+++ Given data +++

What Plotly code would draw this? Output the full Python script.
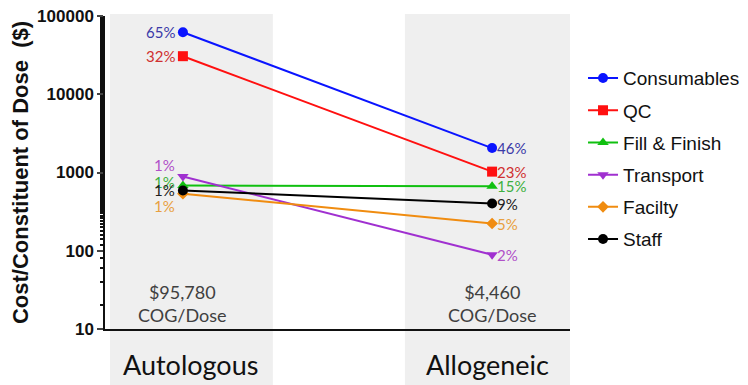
import math
import plotly.graph_objects as go

groups = ["Autologous", "Allogeneic"]
totals = ["$95,780", "$4,460"]
series = ["Consumables", "QC", "Fill & Finish", "Transport", "Facilty", "Staff"]
auto_vals = [62000, 30650, 680, 890, 535, 590]
allo_vals = [2052, 1026, 669, 89, 223, 401]
auto_pct = ["65%", "32%", "1%", "1%", "1%", "1%"]
allo_pct = ["46%", "23%", "15%", "2%", "5%", "9%"]
auto_shift = [0, 0, 4, 11, -12, 0]
line_colors = ["#0a14ff", "#ff1010", "#10c010", "#a030d0", "#f08c10", "#000000"]
text_colors = ["#3a3aa8", "#d03030", "#40b040", "#b050c8", "#e8a040", "#202020"]
symbols = ["circle", "square", "triangle-up", "triangle-down", "diamond", "circle"]
ytick_vals = [10, 100, 1000, 10000, 100000]

xpos = [0, 1]
fig = go.Figure()
for i in range(len(series)):
    fig.add_trace(go.Scatter(
        x=xpos, y=[auto_vals[i], allo_vals[i]], name=series[i], mode="lines+markers",
        legendgroup=series[i],
        line=dict(color=line_colors[i], width=2),
        marker=dict(symbol=symbols[i], size=10 if symbols[i] != "diamond" else 9, color=line_colors[i]),
    ))

for i in range(len(series)):
    fig.add_annotation(x=xpos[0], y=math.log10(auto_vals[i]), text=auto_pct[i],
                       xanchor="right", xshift=-6, yshift=auto_shift[i], showarrow=False,
                       font=dict(family="Lato", size=15, color=text_colors[i]))
    fig.add_annotation(x=xpos[1], y=math.log10(allo_vals[i]), text=allo_pct[i],
                       xanchor="left", xshift=3, showarrow=False,
                       font=dict(family="Lato", size=15, color=text_colors[i]))

for j in range(2):
    fig.add_annotation(x=xpos[j], xref="x", y=0.08, yref="paper", yanchor="middle",
                       text=totals[j] + "<br>COG/Dose",
                       showarrow=False, font=dict(family="Lato", size=18, color="#404040"),
                       align="center")
    fig.add_annotation(x=xpos[j] + (0.026 if j == 0 else -0.016), xref="x", y=-0.115, yref="paper",
                       text=groups[j], showarrow=False, yanchor="middle",
                       font=dict(family="Lato", size=27, color="#111111"))

bands = [(-0.236, 0.291), (0.718, 1.252)]
for x0, x1 in bands:
    fig.add_shape(type="rect", xref="x", yref="paper", x0=x0, x1=x1, y0=-0.2, y1=1.006,
                  fillcolor="#efefef", line=dict(width=0), layer="below")

fig.update_layout(
    width=740, height=377, paper_bgcolor="white", plot_bgcolor="white",
    margin=dict(l=97, r=178, t=8, b=56, autoexpand=False),
    font=dict(family="Liberation Sans", color="#111111"),
    legend=dict(x=1.028, y=0.862, xanchor="left", yanchor="top", font=dict(size=19, family="Liberation Sans"),
                tracegroupgap=4.5, itemwidth=30, bgcolor="rgba(0,0,0,0)"),
    xaxis=dict(range=[-0.252, 1.252], showgrid=False, zeroline=False, showticklabels=False,
               showline=True, linecolor="#111111", linewidth=1.5, ticks="", automargin=False),
    yaxis=dict(type="log", range=[1, 5], showgrid=False, zeroline=False, showline=True, automargin=False,
               linecolor="#111111", linewidth=1.5, ticks="outside", ticklen=6, tickwidth=1.5,
               tickvals=ytick_vals, ticktext=[str(v) for v in ytick_vals], ticklabeloverflow="allow",
               tickfont=dict(family="Liberation Sans", size=17, color="#111111", weight="bold"),
               minor=dict(ticks="outside", ticklen=3, tickcolor="#111111", showgrid=False),
               title=dict(text="Cost/Constituent of Dose  ($)",
                          font=dict(family="Liberation Sans", size=22, color="#111111", weight="bold"),
                          standoff=18)),
)
fig.write_html("out.html")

+++

## Written instruction:
In the data above, please extract the lines from the first one through the line with "import plotly.graph_objects as go", exactly, and keep pictures out.

## Expected output:
What Plotly code would draw this? Output the full Python script.
import math
import plotly.graph_objects as go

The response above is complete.